--- START Information shown ---

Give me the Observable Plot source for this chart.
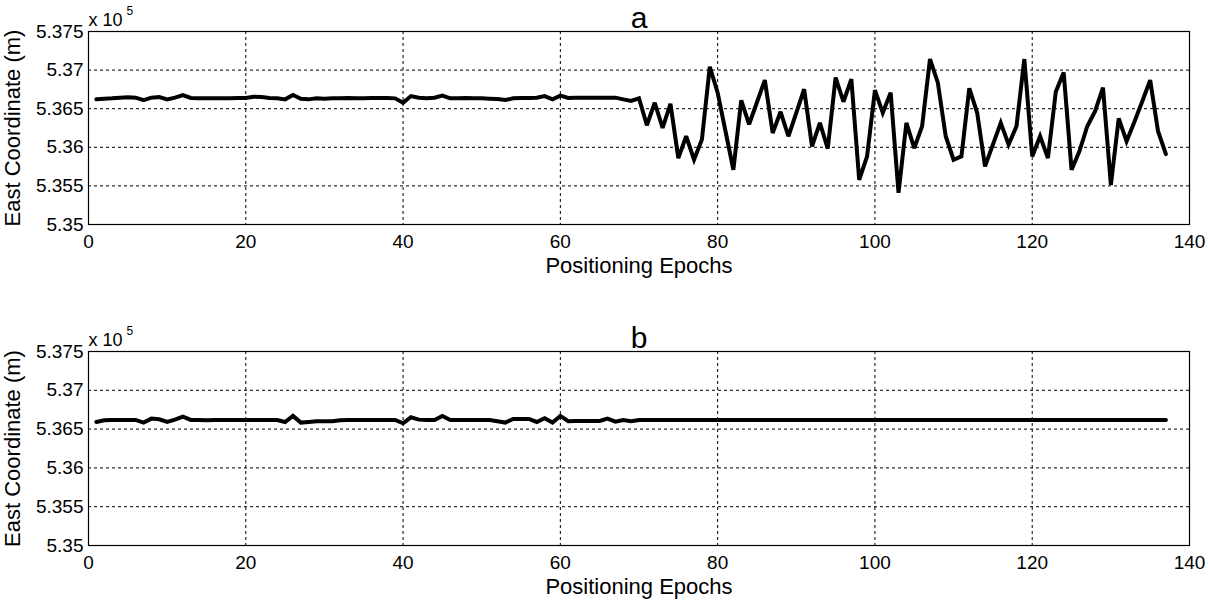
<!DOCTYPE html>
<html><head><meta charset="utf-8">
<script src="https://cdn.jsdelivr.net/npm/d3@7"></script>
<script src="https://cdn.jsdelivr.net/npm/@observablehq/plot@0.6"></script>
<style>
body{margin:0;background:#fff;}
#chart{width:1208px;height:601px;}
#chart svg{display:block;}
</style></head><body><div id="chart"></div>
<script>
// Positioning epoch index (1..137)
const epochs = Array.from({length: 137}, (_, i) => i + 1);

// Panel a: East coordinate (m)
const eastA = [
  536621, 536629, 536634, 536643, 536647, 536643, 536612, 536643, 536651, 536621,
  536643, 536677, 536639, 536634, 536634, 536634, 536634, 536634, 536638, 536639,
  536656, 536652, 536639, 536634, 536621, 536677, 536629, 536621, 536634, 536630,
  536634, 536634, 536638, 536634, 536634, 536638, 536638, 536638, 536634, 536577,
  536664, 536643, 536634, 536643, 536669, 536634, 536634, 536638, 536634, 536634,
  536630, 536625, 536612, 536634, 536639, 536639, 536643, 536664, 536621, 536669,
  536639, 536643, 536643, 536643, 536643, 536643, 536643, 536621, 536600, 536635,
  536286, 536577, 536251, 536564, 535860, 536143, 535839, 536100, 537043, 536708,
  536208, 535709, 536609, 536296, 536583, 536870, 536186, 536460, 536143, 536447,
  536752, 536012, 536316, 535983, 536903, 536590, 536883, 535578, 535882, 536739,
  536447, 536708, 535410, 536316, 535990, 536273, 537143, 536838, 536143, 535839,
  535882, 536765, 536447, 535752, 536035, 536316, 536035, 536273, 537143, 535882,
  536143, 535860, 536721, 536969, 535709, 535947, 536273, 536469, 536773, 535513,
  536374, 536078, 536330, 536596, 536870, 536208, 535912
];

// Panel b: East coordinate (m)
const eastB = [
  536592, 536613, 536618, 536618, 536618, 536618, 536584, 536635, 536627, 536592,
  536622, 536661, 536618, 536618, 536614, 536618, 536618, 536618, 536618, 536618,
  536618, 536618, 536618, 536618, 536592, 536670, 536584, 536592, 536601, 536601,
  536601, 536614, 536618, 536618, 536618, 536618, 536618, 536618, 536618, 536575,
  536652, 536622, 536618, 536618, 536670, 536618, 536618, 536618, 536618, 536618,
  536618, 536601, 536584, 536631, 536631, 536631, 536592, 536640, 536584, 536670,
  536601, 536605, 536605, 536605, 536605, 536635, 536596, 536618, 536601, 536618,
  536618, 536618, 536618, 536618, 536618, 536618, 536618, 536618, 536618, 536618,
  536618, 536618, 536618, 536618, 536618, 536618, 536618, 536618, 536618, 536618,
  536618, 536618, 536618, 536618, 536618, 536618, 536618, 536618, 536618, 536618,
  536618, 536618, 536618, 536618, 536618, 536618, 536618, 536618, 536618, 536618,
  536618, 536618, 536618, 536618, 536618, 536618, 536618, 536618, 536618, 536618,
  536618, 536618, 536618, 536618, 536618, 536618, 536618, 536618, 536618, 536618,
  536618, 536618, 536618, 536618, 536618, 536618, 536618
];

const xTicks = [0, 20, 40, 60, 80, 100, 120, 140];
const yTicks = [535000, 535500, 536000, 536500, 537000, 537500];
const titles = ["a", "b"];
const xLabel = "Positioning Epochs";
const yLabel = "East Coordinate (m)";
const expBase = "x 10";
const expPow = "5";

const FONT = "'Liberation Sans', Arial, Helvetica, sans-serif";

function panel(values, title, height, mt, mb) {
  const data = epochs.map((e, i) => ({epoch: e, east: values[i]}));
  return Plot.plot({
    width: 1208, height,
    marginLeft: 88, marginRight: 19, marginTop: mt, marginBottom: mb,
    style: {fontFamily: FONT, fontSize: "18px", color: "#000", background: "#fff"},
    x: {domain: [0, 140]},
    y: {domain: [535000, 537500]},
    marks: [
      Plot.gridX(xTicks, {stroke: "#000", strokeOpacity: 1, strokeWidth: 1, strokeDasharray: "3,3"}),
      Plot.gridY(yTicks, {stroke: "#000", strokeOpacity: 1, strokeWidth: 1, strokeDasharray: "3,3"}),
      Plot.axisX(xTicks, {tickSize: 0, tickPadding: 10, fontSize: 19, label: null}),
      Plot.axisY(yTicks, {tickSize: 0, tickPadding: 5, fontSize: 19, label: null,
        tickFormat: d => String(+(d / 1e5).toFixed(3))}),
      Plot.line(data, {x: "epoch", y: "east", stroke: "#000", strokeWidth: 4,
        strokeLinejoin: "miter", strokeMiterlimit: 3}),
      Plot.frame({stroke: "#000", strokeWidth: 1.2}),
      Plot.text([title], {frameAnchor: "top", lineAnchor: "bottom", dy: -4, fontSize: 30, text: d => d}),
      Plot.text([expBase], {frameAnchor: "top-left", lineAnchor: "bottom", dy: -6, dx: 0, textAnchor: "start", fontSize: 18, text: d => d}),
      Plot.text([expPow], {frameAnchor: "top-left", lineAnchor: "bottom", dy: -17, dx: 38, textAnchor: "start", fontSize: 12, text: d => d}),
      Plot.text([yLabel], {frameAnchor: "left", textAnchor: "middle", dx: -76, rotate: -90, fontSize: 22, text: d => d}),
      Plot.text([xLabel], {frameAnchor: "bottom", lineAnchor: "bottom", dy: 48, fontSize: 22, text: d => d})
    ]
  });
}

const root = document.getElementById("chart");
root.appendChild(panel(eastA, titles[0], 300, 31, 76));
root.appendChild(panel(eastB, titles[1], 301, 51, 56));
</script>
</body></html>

--- END Information shown ---

=== Written instruction ===
Of the lines in the listing above, how many hold the string "chart"? Reply with the number only.

=== Response ===
5